Her new "tomboy chic" collection pairs menswear- and sportswear-inspired pieces with ultra-feminine items — expect to see angular hems, oversized jabot tops, tailored fatigue pants, and lined blazers with leather buttons.
"I feel like I've grown up a lot and am more confident," Carter says. "I've been through a lot the past two years: working closely with the factory and overseeing production, ENK Coterie shows, on-time deliveries, too many flights back and forth to New York to count — it's a lot. I'm also happy not to be in a competition."
As for those young designers whose heads are on the chopping block, Carter says the key is to be honest about their goals.
"I think it is really important for them to manage their expectations, ask themselves what they want out of the experience," Carter says. "Is the goal to produce a wholesale line or to put on an amazing show? If someone's goal is to put on an amazing show, without having the pressures of production and deliveries, put on an amazing show. If you want to get picked up by Barney's, then go for that, too. And don't let winning or losing get in the way of what they want or ruin their self-confidence to move forward if they so choose."
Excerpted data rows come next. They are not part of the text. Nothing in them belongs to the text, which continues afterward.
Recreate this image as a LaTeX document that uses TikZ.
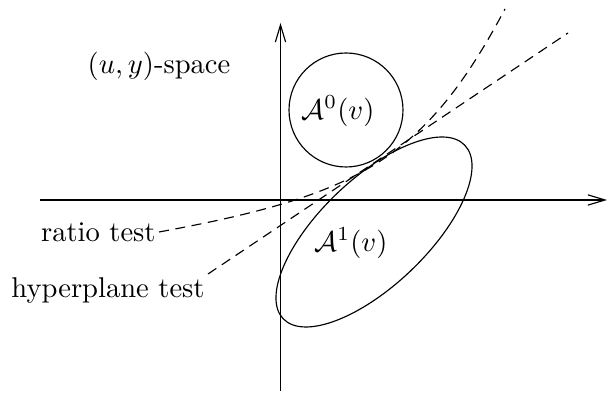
\documentclass[tikz,border=0pt]{standalone}
\usetikzlibrary{arrows.meta}
\tikzset{
  lbl/.style={inner sep=1pt},
  testline/.style={dash pattern=on 3.5pt off 2.3pt},
}
\begin{document}
\begin{tikzpicture}[x=0.35pt, y=0.35pt, >={Straight Barb[length=6pt,width=3.6pt]}]
    \useasboundingbox (0,0) rectangle (608,398);
    % axes
    \draw[->] (40,198) -- (607,198);
    \draw[->] (280.5,7) -- (280.5,375);

    % the two sets
    \draw (346,288) circle[radius=57];
    \draw[rotate around={43.7:(374,166)}] (374,166) ellipse[x radius=125.6, y radius=53.4];
    \node (a0) at (338,287) {$\mathcal{A}^0(v)$};
    \node (a1) at (351,155) {$\mathcal{A}^1(v)$};

    \node (space) at (159,332) {$(u,y)$-space};
    \node[lbl, anchor=east] (ratio) at (159,166) {ratio test};
    \node[lbl, anchor=north east] (hyper) at (208,124) {hyperplane test};

    % ratio curve and hyperplane
    \coordinate (r1) at (505,389);
    \coordinate (h1) at (568,365);
    \draw[testline] (ratio.east) .. controls (360,203) and (425,239) .. (r1);
    \draw[testline] (hyper.north east) -- (h1);
\end{tikzpicture}
\end{document}
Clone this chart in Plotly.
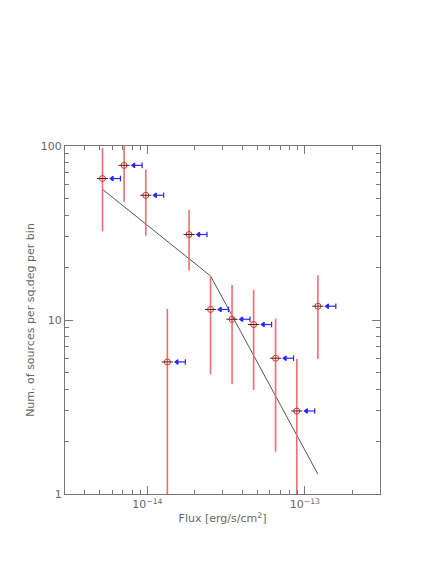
import numpy as np
import plotly.graph_objects as go

# bin centres (erg/s/cm2) and measured source densities
flux = [5.19e-15, 7.12e-15, 9.77e-15, 1.34e-14, 1.84e-14, 2.52e-14,
        3.45e-14, 4.73e-14, 6.52e-14, 8.89e-14, 1.21e-13]
counts = [65.0, 77.4, 52.1, 5.74, 31.0, 11.5, 10.1, 9.42, 6.03, 3.0, 12.0]
upper = [97.4, 105.0, 73.5, 11.6, 42.9, 17.9, 15.9, 14.9, 10.2, 5.97, 18.1]
lower = [32.3, 47.9, 30.5, 0.5, 19.2, 4.87, 4.27, 3.96, 1.75, 0.5, 5.97]
# broken power-law model at the bin centres
model = [56.4, 44.8, 35.6, 28.3, 22.5, 17.9, 10.6, 6.27, 3.71, 2.19, 1.30]

counts = np.array(counts)
err_plus = np.array(upper) - counts
err_minus = counts - np.array(lower)
fx = np.array(flux)

# blue "<-|" markers drawn just right of each point
arr_x, arr_y, arr_sym = [], [], []
for f, c in zip(fx, counts):
    arr_x += [f * 1.15, f * 1.30, None]
    arr_y += [c, c, None]
    arr_sym += ['triangle-left', 'line-ns', 'circle']

fig = go.Figure()
fig.add_trace(go.Scatter(x=flux, y=model, mode='lines',
                         line=dict(color='#555555', width=1)))
fig.add_trace(go.Scatter(x=flux, y=counts, mode='markers',
                         marker=dict(symbol='circle-open', size=6,
                                     color='#e03030', line=dict(width=1)),
                         error_y=dict(type='data', symmetric=False,
                                      array=err_plus, arrayminus=err_minus,
                                      color='#e87070', thickness=1.6, width=0)))
fig.add_trace(go.Scatter(x=flux, y=counts, mode='markers',
                         marker=dict(symbol='line-ew', size=8,
                                     line=dict(color='#402020', width=1))))
fig.add_trace(go.Scatter(x=arr_x, y=arr_y, mode='lines+markers',
                         line=dict(color='#2828ff', width=1.2),
                         marker=dict(symbol=arr_sym, size=4, color='#2828ff',
                                     line=dict(color='#2828ff', width=1.2))))

axis_font = dict(family='DejaVu Sans', size=11, color='#666666')
minor_y = [2, 3, 4, 5, 6, 7, 8, 9, 20, 30, 40, 50, 60, 70, 80, 90]
minor_x = [4e-15, 5e-15, 6e-15, 7e-15, 8e-15, 9e-15,
           2e-14, 3e-14, 4e-14, 5e-14, 6e-14, 7e-14, 8e-14, 9e-14, 2e-13]

fig.update_xaxes(type='log', range=[np.log10(3e-15), np.log10(3e-13)],
                 tickvals=[1e-14, 1e-13],
                 ticktext=['10<sup>\u221214</sup>', '10<sup>\u221213</sup>'],
                 ticks='inside', ticklen=8, tickcolor='#777777',
                 minor=dict(tickmode='array', tickvals=minor_x, ticks='inside',
                            ticklen=4, tickcolor='#777777'),
                 showline=True, linecolor='#777777', linewidth=1,
                 mirror='allticks', showgrid=False, zeroline=False,
                 tickfont=axis_font,
                 title=dict(text='Flux [erg/s/cm<sup>2</sup>]', font=axis_font,
                            standoff=4))
fig.update_yaxes(type='log', range=[0, 2],
                 tickvals=[1, 10, 100], ticktext=['1', '10', '100'],
                 ticks='inside', ticklen=8, tickcolor='#777777',
                 minor=dict(tickmode='array', tickvals=minor_y, ticks='inside',
                            ticklen=4, tickcolor='#777777'),
                 showline=True, linecolor='#777777', linewidth=1,
                 mirror='allticks', showgrid=False, zeroline=False,
                 tickfont=axis_font,
                 title=dict(text='Num. of sources per sq.deg per bin',
                            font=axis_font, standoff=3))
fig.update_layout(width=429, height=574, showlegend=False,
                  margin=dict(l=57, r=57, t=138, b=88),
                  paper_bgcolor='white', plot_bgcolor='white')

fig.write_html("out.html")
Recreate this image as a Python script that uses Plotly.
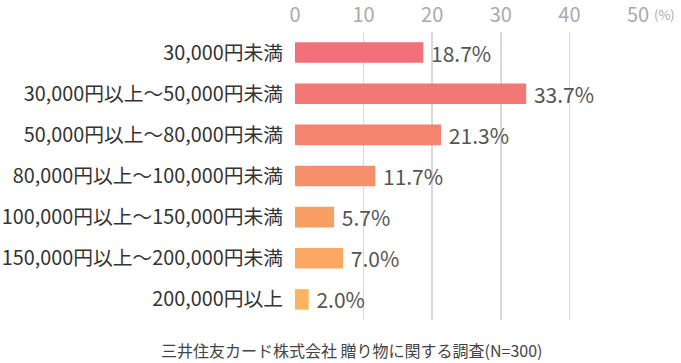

Designers like Carter give the novices something to aspire to. If all goes well, they'll eventually return to the tents as featured designers themselves with a list of new accomplishments under their belts. This cycle is what keeps Charleston Fashion Week fresh and exciting, and it sets the tone for the local scene.
"I think that Charleston has one of the biggest fashion 'scenes' in the Southeast," Carter says. "We really do have an incubator here of emerging talent, and Charleston does a great job of fostering its growth. It will never be New York. But I don't think Charleston is trying to be that."